Leave out the pictures, then reproduce the rest of the material exactly.

((

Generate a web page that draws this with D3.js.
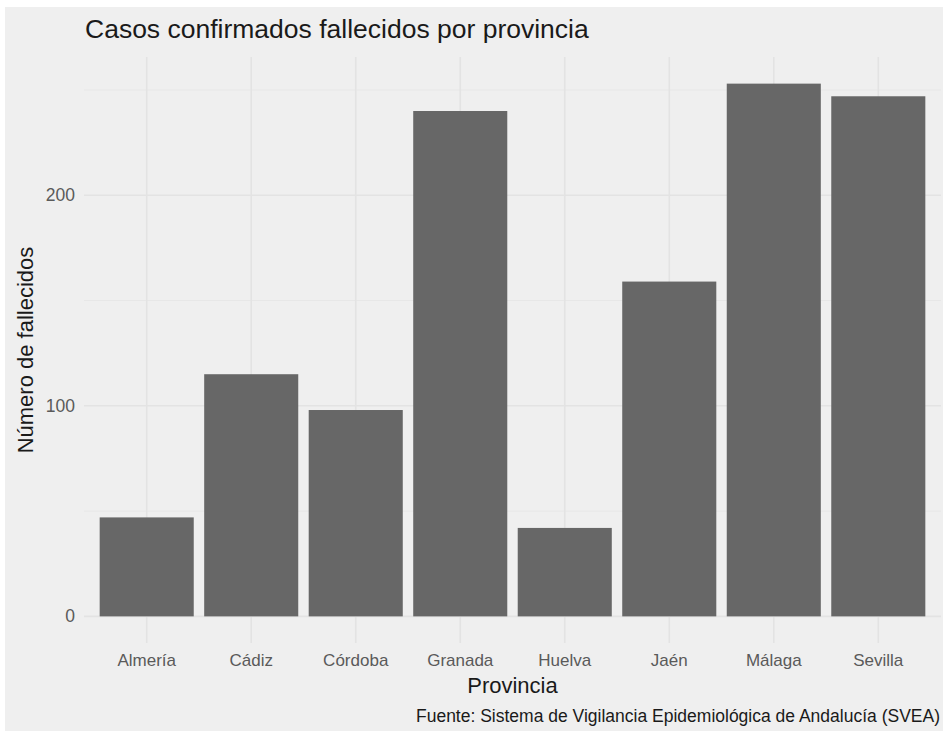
<!DOCTYPE html>
<html><head><meta charset="utf-8">
<script src="https://cdn.jsdelivr.net/npm/d3@7"></script>
<style>html,body{margin:0;padding:0;background:#fff;}</style>
</head><body>
<script>
const categories = ["Almería","Cádiz","Córdoba","Granada","Huelva","Jaén","Málaga","Sevilla"];
const values = [47, 115, 98, 240, 42, 159, 253, 247];
const majorTicks = [0, 100, 200];
const minorTicks = [50, 150, 250];
const titleText = "Casos confirmados fallecidos por provincia";
const yTitle = "Número de fallecidos";
const xTitle = "Provincia";
const caption = "Fuente: Sistema de Vigilancia Epidemiológica de Andalucía (SVEA)";

const W = 943, H = 731;
const FONT = "'Liberation Sans', Arial, sans-serif";
const svg = d3.select("body").append("svg").attr("width", W).attr("height", H)
  .style("font-family", FONT);
svg.append("rect").attr("x", 0).attr("y", 0).attr("width", W).attr("height", H).attr("fill", "#fff");
svg.append("rect").attr("x", 5).attr("y", 7).attr("width", W - 5).attr("height", H - 7).attr("fill", "#efefef");

const panel = {left: 84, right: 941, top: 57, bottom: 643};
const maxV = d3.max(values);
const pad = maxV * 0.05;
const y = d3.scaleLinear().domain([-pad, maxV + pad]).range([panel.bottom, panel.top]);
const x = d3.scaleBand().domain(categories).range([panel.left, panel.right]).paddingInner(0.1).paddingOuter(0.15);

const g = svg.append("g");
g.selectAll(".minor").data(minorTicks).enter().append("line")
  .attr("x1", panel.left).attr("x2", panel.right)
  .attr("y1", d => y(d)).attr("y2", d => y(d))
  .attr("stroke", "#e7e7e7").attr("stroke-width", 1);
g.selectAll(".major").data(majorTicks).enter().append("line")
  .attr("x1", panel.left).attr("x2", panel.right)
  .attr("y1", d => y(d)).attr("y2", d => y(d))
  .attr("stroke", "#e3e3e3").attr("stroke-width", 1.6);
g.selectAll(".vg").data(categories).enter().append("line")
  .attr("x1", d => x(d) + x.bandwidth() / 2).attr("x2", d => x(d) + x.bandwidth() / 2)
  .attr("y1", panel.top).attr("y2", panel.bottom)
  .attr("stroke", "#e3e3e3").attr("stroke-width", 1.6);

g.selectAll(".bar").data(values).enter().append("rect")
  .attr("x", (d, i) => x(categories[i]))
  .attr("width", x.bandwidth())
  .attr("y", d => y(d))
  .attr("height", d => y(0) - y(d))
  .attr("fill", "#676767");

const yAxis = d3.axisLeft(y).tickValues(majorTicks).tickSize(0).tickPadding(9);
const ya = svg.append("g").attr("transform", `translate(${panel.left},0)`).call(yAxis);
ya.select(".domain").remove();
ya.selectAll("text").attr("fill", "#5a5a5a").style("font-size", "17.5px").style("font-family", FONT);

const xAxis = d3.axisBottom(x).tickSize(0).tickPadding(11);
const xa = svg.append("g").attr("transform", `translate(0,${panel.bottom})`).call(xAxis);
xa.select(".domain").remove();
xa.selectAll("text").attr("fill", "#5a5a5a").style("font-size", "17px").style("font-family", FONT);

svg.append("text").attr("x", panel.left + 1).attr("y", 38).text(titleText)
  .attr("fill", "#1a1a1a").style("font-size", "26.5px");
svg.append("text").attr("transform", `translate(33,${(panel.top + panel.bottom) / 2}) rotate(-90)`)
  .attr("text-anchor", "middle").text(yTitle).attr("fill", "#1a1a1a").style("font-size", "22px");
svg.append("text").attr("x", (panel.left + panel.right) / 2).attr("y", 693)
  .attr("text-anchor", "middle").text(xTitle).attr("fill", "#1a1a1a").style("font-size", "22px");
svg.append("text").attr("x", 940).attr("y", 722).attr("text-anchor", "end")
  .text(caption).attr("fill", "#1a1a1a").style("font-size", "17.5px");
</script>
</body></html>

))

Right answer:
Generate a web page that draws this with D3.js.
<!DOCTYPE html>
<html><head><meta charset="utf-8">
<script src="https://cdn.jsdelivr.net/npm/d3@7"></script>
<style>html,body{margin:0;padding:0;background:#fff;}</style>
</head><body>
<script>
const categories = ["Almería","Cádiz","Córdoba","Granada","Huelva","Jaén","Málaga","Sevilla"];
const values = [47, 115, 98, 240, 42, 159, 253, 247];
const majorTicks = [0, 100, 200];
const minorTicks = [50, 150, 250];
const titleText = "Casos confirmados fallecidos por provincia";
const yTitle = "Número de fallecidos";
const xTitle = "Provincia";
const caption = "Fuente: Sistema de Vigilancia Epidemiológica de Andalucía (SVEA)";

const W = 943, H = 731;
const FONT = "'Liberation Sans', Arial, sans-serif";
const svg = d3.select("body").append("svg").attr("width", W).attr("height", H)
  .style("font-family", FONT);
svg.append("rect").attr("x", 0).attr("y", 0).attr("width", W).attr("height", H).attr("fill", "#fff");
svg.append("rect").attr("x", 5).attr("y", 7).attr("width", W - 5).attr("height", H - 7).attr("fill", "#efefef");

const panel = {left: 84, right: 941, top: 57, bottom: 643};
const maxV = d3.max(values);
const pad = maxV * 0.05;
const y = d3.scaleLinear().domain([-pad, maxV + pad]).range([panel.bottom, panel.top]);
const x = d3.scaleBand().domain(categories).range([panel.left, panel.right]).paddingInner(0.1).paddingOuter(0.15);

const g = svg.append("g");
g.selectAll(".minor").data(minorTicks).enter().append("line")
  .attr("x1", panel.left).attr("x2", panel.right)
  .attr("y1", d => y(d)).attr("y2", d => y(d))
  .attr("stroke", "#e7e7e7").attr("stroke-width", 1);
g.selectAll(".major").data(majorTicks).enter().append("line")
  .attr("x1", panel.left).attr("x2", panel.right)
  .attr("y1", d => y(d)).attr("y2", d => y(d))
  .attr("stroke", "#e3e3e3").attr("stroke-width", 1.6);
g.selectAll(".vg").data(categories).enter().append("line")
  .attr("x1", d => x(d) + x.bandwidth() / 2).attr("x2", d => x(d) + x.bandwidth() / 2)
  .attr("y1", panel.top).attr("y2", panel.bottom)
  .attr("stroke", "#e3e3e3").attr("stroke-width", 1.6);

g.selectAll(".bar").data(values).enter().append("rect")
  .attr("x", (d, i) => x(categories[i]))
  .attr("width", x.bandwidth())
  .attr("y", d => y(d))
  .attr("height", d => y(0) - y(d))
  .attr("fill", "#676767");

const yAxis = d3.axisLeft(y).tickValues(majorTicks).tickSize(0).tickPadding(9);
const ya = svg.append("g").attr("transform", `translate(${panel.left},0)`).call(yAxis);
ya.select(".domain").remove();
ya.selectAll("text").attr("fill", "#5a5a5a").style("font-size", "17.5px").style("font-family", FONT);

const xAxis = d3.axisBottom(x).tickSize(0).tickPadding(11);
const xa = svg.append("g").attr("transform", `translate(0,${panel.bottom})`).call(xAxis);
xa.select(".domain").remove();
xa.selectAll("text").attr("fill", "#5a5a5a").style("font-size", "17px").style("font-family", FONT);

svg.append("text").attr("x", panel.left + 1).attr("y", 38).text(titleText)
  .attr("fill", "#1a1a1a").style("font-size", "26.5px");
svg.append("text").attr("transform", `translate(33,${(panel.top + panel.bottom) / 2}) rotate(-90)`)
  .attr("text-anchor", "middle").text(yTitle).attr("fill", "#1a1a1a").style("font-size", "22px");
svg.append("text").attr("x", (panel.left + panel.right) / 2).attr("y", 693)
  .attr("text-anchor", "middle").text(xTitle).attr("fill", "#1a1a1a").style("font-size", "22px");
svg.append("text").attr("x", 940).attr("y", 722).attr("text-anchor", "end")
  .text(caption).attr("fill", "#1a1a1a").style("font-size", "17.5px");
</script>
</body></html>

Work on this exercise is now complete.